Fashion Revolution Week: Who Made My Fabric?
It’s Fashion Revolution Week and we’re excited about this year’s campaign that encourages citizens all over the world to ask brands #WhoMadeMyFabric?
We wholly support the demand for transparency within the fashion & textiles industry in an effort to ensure better working conditions and fairer wages for all and to shine a light on the environmental impact of fabric production. We also acknowledge the unique position we have as a fashion fabrics retailer to take responsibility for our supply chain.
Our aim has always been to offer fabrics that are environmentally and socially responsible, and sustainable. With this goal in mind, we favour natural fibres, certified fabrics, and deadstock fabrics that might otherwise go to waste. Our hope is that our fabrics will allow home sewists to make clothes that they will love and that will last them a lifetime.

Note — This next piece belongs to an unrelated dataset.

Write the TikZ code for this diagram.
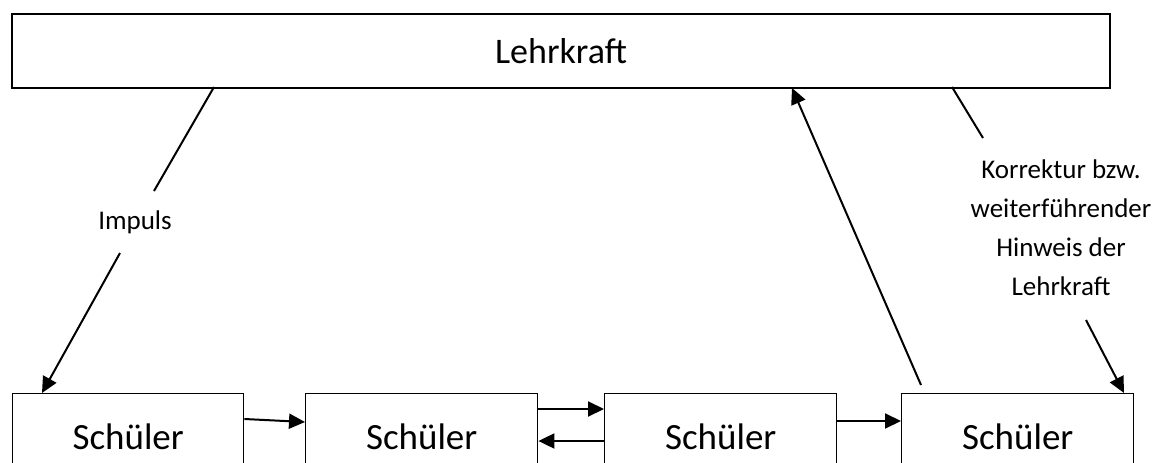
\documentclass[tikz,border=0pt]{standalone}
\usepackage{fontspec}
\setmainfont{Carlito}
\usetikzlibrary{arrows.meta}
\begin{document}
\begin{tikzpicture}[x=1pt,y=-1pt,
  box/.style={draw,line width=1.4pt,inner sep=0pt,anchor=north west,minimum height=86pt,font=\fontsize{37}{44}\selectfont},
  conn/.style={line width=2pt},
  arr/.style={conn,-{Triangle[length=16pt,width=15pt]}},
  lbl/.style={font=\fontsize{27}{39}\selectfont,align=center,inner sep=0pt}]
\useasboundingbox (0,0) rectangle (1173,463);
\clip (0,0) rectangle (1173,463);
\node[box,line width=2pt,minimum width=1098pt,minimum height=74pt,font=\fontsize{36}{43}\selectfont] (L) at (11,13) {Lehrkraft};
\node[box,minimum width=231pt] (S1) at (12,393) {Schüler};
\node[box,minimum width=232pt] (S2) at (305,393) {Schüler};
\node[box,minimum width=232pt] (S3) at (604,393) {Schüler};
\node[box,minimum width=232pt] (S4) at (901,393) {Schüler};
\node[lbl] (imp) at (135,222) {Impuls};
\node[lbl] (kor) at (1061,228) {Korrektur bzw.\\weiterführender\\Hinweis der\\Lehrkraft};
% Impuls
\coordinate (ia) at (214,87);
\coordinate (ib) at (154,191);
\coordinate (ic) at (120,253);
\coordinate (id) at (42,393);
\draw[conn] (ia) -- (ib);
\draw[arr] (ic) -- (id);
% Korrektur
\coordinate (ka) at (952,87);
\coordinate (kb) at (983,138);
\coordinate (kc) at (1086,320);
\coordinate (kd) at (1124,393);
\draw[conn] (ka) -- (kb);
\draw[arr] (kc) -- (kd);
% up arrow
\coordinate (ua) at (921,385);
\coordinate (ub) at (792,88);
\draw[arr] (ua) -- (ub);
% horizontal arrows
\draw[arr] (S1.east |- 0,419) -- (S2.west |- 0,422);
\draw[arr] (S2.east |- 0,409) -- (S3.west |- 0,409);
\draw[arr] (S3.west |- 0,441) -- (S2.east |- 0,441);
\draw[arr] (S3.east |- 0,421) -- (S4.west |- 0,421);
\end{tikzpicture}
\end{document}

That being said, the fabric we sell passes through numerous hands before it arrives at our warehouse and gaining information about each step of the process can pose a major challenge. From raw materials to finished cloth, the supply chain of textile production is incredibly complex and encompasses a vast array of industries; where raw materials are grown and extracted, where fibers are sorted and processed, where yarns are spun, where fabrics are knit or woven and then dyed, printed, treated and laundered. Once the goods have passed through these steps, they are finally exported and sold to wholesalers or retailers (that’s us!).
As a fabric retailer, we are committed to using our purchasing power to ask for more accountability wherever possible and we seek to support and build relationships with suppliers who share our values.
This process of working towards greater transparency is not perfect and it is an ongoing conversation that we are having with our suppliers. In some cases, we reach a point in the supply chain where our questions remain unanswered. In these instances, it can be challenging to find answers when the people we are asking are, themselves, further down on the supply chain, such as when our fabrics come to us through a wholesaler.
Recently, through our growth as a business, we have gained more opportunities to bypass these middlemen and work directly with manufacturers. When developing our own Blackbird Exclusive custom fabric range, for example, we are directly working with the mills and these close relationships have allowed us to ensure our social and environmental standards are met.
Our hope is that if we continue to ask these questions, they will lead to increased accountability throughout the entire supply chain and help to improve the lives of textile workers.
We encourage everyone to get involved in this movement. Ask your fabric stores and your favourite fashion brands: Who made my fabric? By working together we believe we can create real positive change.